Andere holen sich einen Investor. Bochum hat Lottoscheine. Jede Woche hofft die Ostkurve beim Eurojackpot auf den ganz großen Wurf – damit wenigstens einer mal fünf Richtige für den Kader der kommenden Saison bringt.

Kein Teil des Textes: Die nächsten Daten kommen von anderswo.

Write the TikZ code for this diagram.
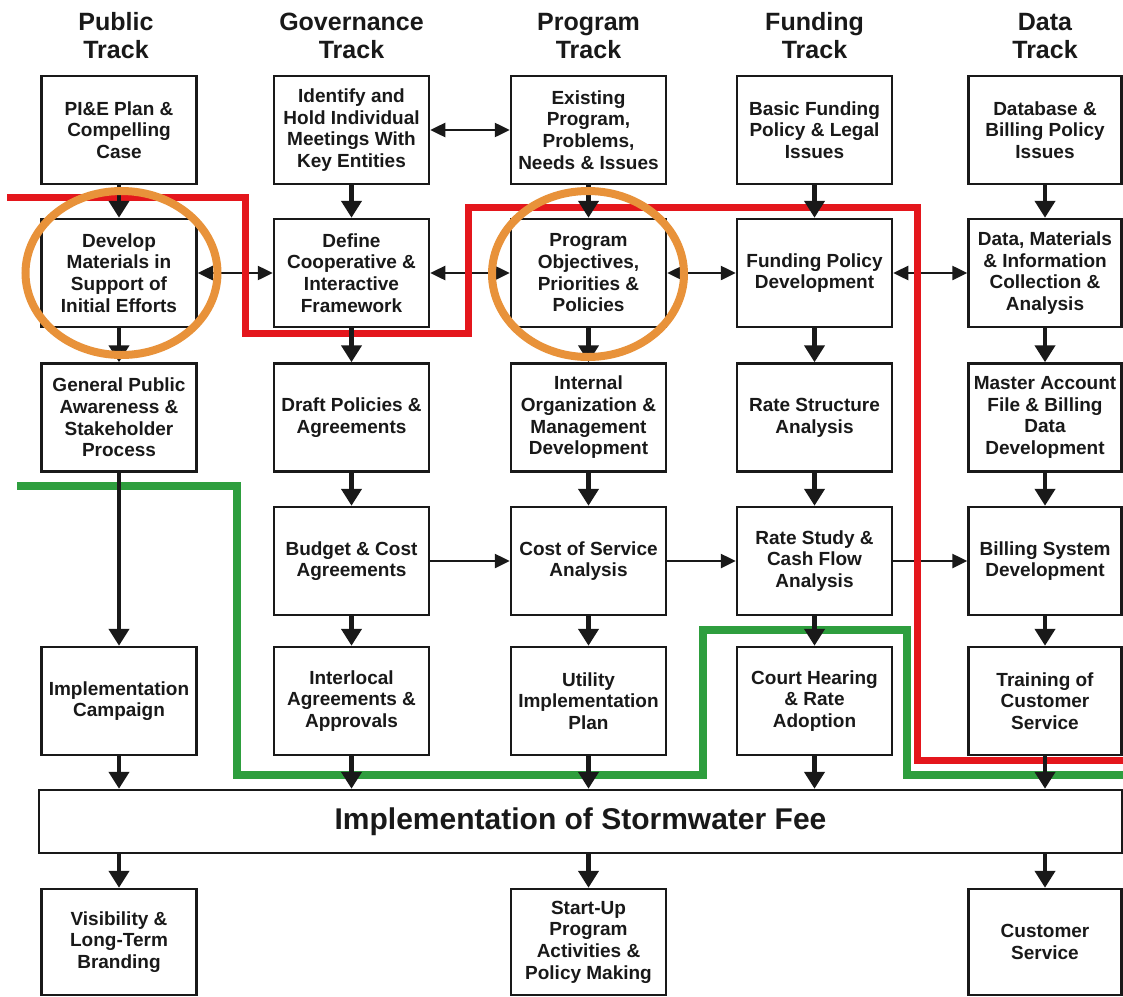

Und doch war dieser Abstieg anders. Etwas weiter nördlich bittet man die eigene Mannschaft gerne mal zur Sonderkonditionseinheit rum um die Turnhalle. In Bochum ist das anders. Hier zeigt man: Trotz. Leidenschaft. Haltung. Man wusste, was kommt – und man nahm es wie ein echter Malocher. Mit festem Blick und einem letzten, kräftigen „Trotzdem!“
Was bleibt? Rocky Balboa hätte seine helle Freude gehabt:
„Es geht nicht darum, wie hart du zuschlagen kannst. Es geht darum, wie viele Schläge du einstecken kannst und trotzdem weitermachst.“
Und das hat Bochum getan. Beim 0:2 gegen Mainz war es dann klar: hier geht’s runter. Aber man feierte trotzdem. Den Klub, den Kampf, die Jungs von gestern. Gamboa, Losilla – alle mit Applaus, alle mit Zukunft im Verein.
Dieter Hecking sprach ins Mikrofon. Nicht pathetisch, sondern menschlich. Bochum eben.
Jetzt heißt’s: Wunden lecken, Aufbruch planen. Mit Hecking, Dufner und ganz viel Hoffnung. Der Neuaufbau wird zäh, wie der Weg zur Theke auf der Betriebsfeier. Aber: Das hier ist Bochum. Und wenn’s ein Wort gibt, das wir hier großschreiben, dann ist es: Trotzdem.
Kopf hoch, Schal hoch, DAZN-Abo kündigen. Die zweite Liga ruft. Und Bochum kommt. Wieder. Ganz sicher.